* WHAT YOU SHOULD DO
Copy every line of the data in which the word "this" occurs.
BEGIN RECORDS FOR THE TASK
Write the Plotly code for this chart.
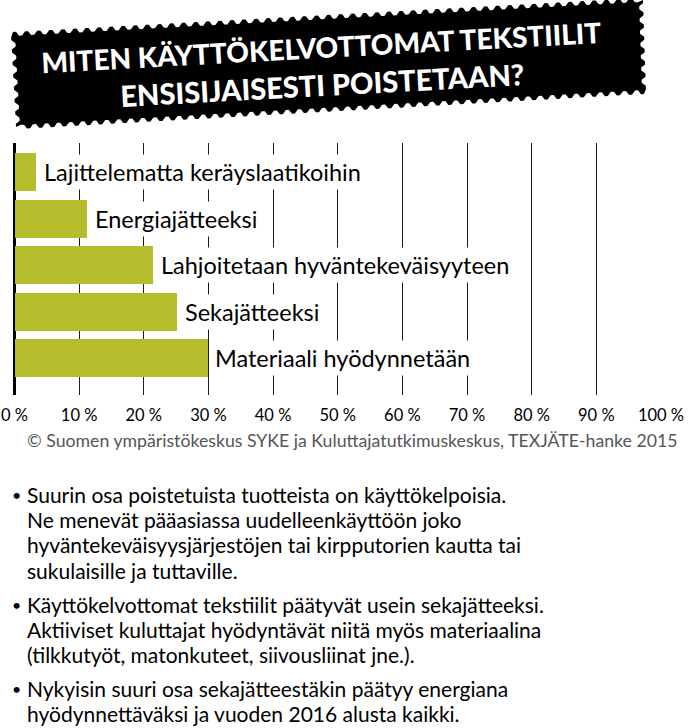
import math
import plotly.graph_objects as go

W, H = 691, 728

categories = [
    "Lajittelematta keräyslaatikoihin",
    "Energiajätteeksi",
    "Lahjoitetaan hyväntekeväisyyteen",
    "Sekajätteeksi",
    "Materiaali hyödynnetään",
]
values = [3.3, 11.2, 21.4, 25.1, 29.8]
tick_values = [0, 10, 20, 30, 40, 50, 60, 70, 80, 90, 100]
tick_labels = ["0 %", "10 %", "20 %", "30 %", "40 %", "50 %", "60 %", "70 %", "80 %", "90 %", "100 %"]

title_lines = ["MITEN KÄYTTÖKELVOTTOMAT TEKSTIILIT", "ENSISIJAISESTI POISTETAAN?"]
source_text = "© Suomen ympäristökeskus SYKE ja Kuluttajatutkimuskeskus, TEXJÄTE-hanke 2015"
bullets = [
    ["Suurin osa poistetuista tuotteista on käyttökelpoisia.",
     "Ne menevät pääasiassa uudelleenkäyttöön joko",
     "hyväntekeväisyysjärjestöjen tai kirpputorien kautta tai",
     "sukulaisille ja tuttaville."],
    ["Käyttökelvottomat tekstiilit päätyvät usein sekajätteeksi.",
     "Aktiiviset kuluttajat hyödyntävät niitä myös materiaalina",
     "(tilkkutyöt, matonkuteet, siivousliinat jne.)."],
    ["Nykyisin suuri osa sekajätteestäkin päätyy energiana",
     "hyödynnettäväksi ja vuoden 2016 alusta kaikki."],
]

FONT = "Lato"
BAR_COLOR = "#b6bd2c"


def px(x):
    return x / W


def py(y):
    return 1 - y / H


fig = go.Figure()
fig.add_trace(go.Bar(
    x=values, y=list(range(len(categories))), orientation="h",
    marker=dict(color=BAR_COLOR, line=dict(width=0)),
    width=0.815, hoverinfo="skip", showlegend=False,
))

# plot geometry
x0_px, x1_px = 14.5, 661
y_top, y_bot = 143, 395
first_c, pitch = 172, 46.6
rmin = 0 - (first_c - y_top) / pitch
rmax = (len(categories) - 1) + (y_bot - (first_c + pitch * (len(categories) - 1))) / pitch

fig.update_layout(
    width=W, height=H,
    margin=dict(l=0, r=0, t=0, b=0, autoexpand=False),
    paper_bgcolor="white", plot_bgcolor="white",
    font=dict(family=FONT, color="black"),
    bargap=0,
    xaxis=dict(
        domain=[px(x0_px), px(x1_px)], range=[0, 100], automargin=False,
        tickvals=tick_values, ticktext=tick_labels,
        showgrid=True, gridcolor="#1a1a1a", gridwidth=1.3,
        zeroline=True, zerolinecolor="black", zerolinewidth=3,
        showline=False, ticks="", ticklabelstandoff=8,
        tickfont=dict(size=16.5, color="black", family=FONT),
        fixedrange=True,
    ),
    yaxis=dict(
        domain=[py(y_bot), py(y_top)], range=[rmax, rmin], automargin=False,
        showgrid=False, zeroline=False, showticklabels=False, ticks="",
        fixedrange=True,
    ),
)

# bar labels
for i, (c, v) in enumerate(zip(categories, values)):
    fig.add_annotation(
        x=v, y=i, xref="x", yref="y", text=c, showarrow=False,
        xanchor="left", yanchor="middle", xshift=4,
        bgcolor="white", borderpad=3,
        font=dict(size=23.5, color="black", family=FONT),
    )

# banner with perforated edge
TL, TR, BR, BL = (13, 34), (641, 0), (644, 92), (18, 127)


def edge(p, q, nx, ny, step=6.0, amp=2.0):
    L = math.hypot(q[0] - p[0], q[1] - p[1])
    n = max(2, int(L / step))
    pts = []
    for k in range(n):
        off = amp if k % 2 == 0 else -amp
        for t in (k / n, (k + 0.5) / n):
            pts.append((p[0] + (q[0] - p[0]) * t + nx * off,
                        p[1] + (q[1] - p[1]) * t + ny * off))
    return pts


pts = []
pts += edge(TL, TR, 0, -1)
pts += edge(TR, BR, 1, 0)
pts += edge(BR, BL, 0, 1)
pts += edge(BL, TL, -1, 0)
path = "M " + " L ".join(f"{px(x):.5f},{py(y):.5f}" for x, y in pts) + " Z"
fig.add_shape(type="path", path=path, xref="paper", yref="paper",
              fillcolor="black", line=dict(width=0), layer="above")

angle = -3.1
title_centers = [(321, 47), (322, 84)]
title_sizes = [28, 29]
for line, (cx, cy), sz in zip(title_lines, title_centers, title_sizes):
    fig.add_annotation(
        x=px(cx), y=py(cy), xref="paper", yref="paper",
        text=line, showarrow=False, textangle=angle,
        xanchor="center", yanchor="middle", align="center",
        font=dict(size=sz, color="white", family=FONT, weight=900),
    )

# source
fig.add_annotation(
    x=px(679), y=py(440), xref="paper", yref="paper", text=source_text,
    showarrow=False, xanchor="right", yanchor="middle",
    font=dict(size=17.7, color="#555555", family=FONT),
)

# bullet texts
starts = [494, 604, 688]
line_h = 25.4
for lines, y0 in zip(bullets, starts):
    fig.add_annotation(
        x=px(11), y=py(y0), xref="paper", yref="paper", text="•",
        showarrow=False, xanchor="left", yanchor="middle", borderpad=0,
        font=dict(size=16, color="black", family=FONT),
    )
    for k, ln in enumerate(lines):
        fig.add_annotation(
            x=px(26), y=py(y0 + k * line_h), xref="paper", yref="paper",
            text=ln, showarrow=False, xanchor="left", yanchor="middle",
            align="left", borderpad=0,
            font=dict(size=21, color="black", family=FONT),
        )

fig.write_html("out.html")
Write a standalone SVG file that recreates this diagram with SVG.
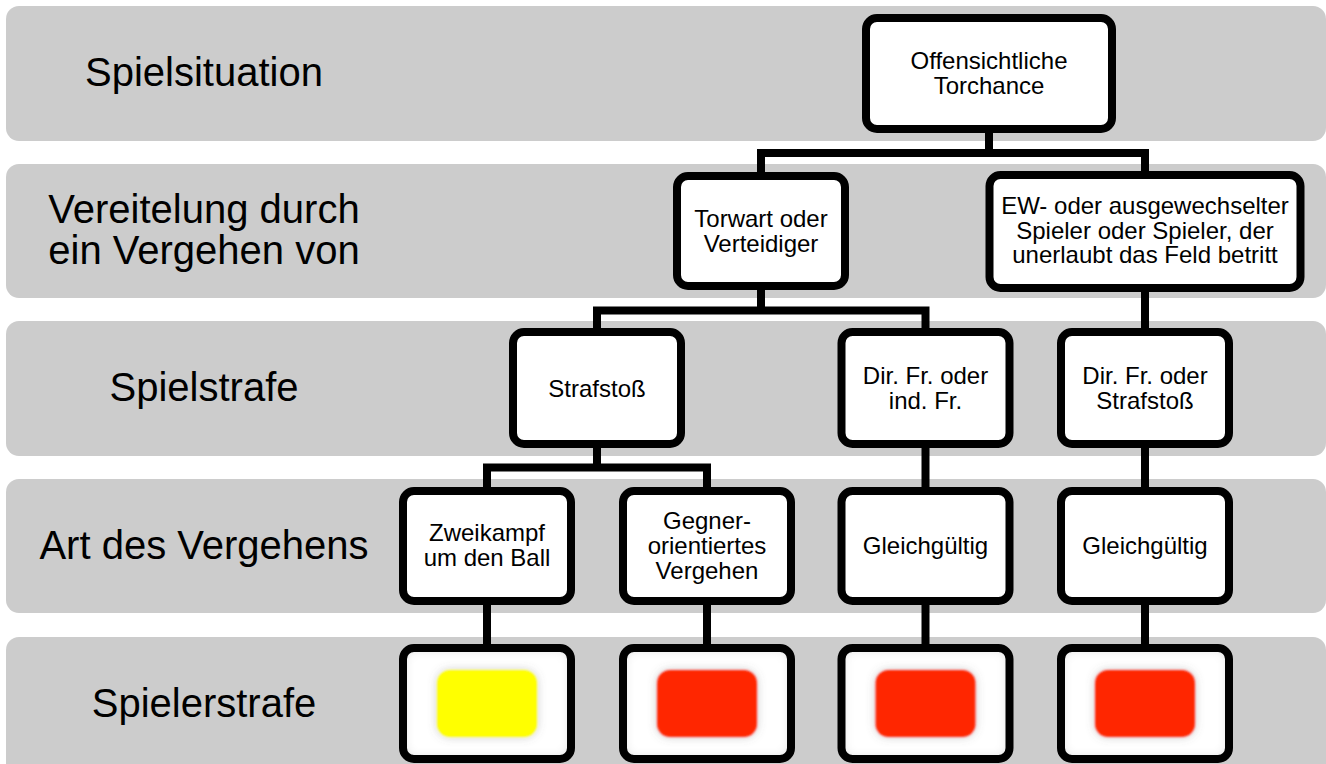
END RECORDS FOR THE TASK
* SOLUTION
Write the Plotly code for this chart.
Write a standalone SVG file that recreates this diagram with SVG.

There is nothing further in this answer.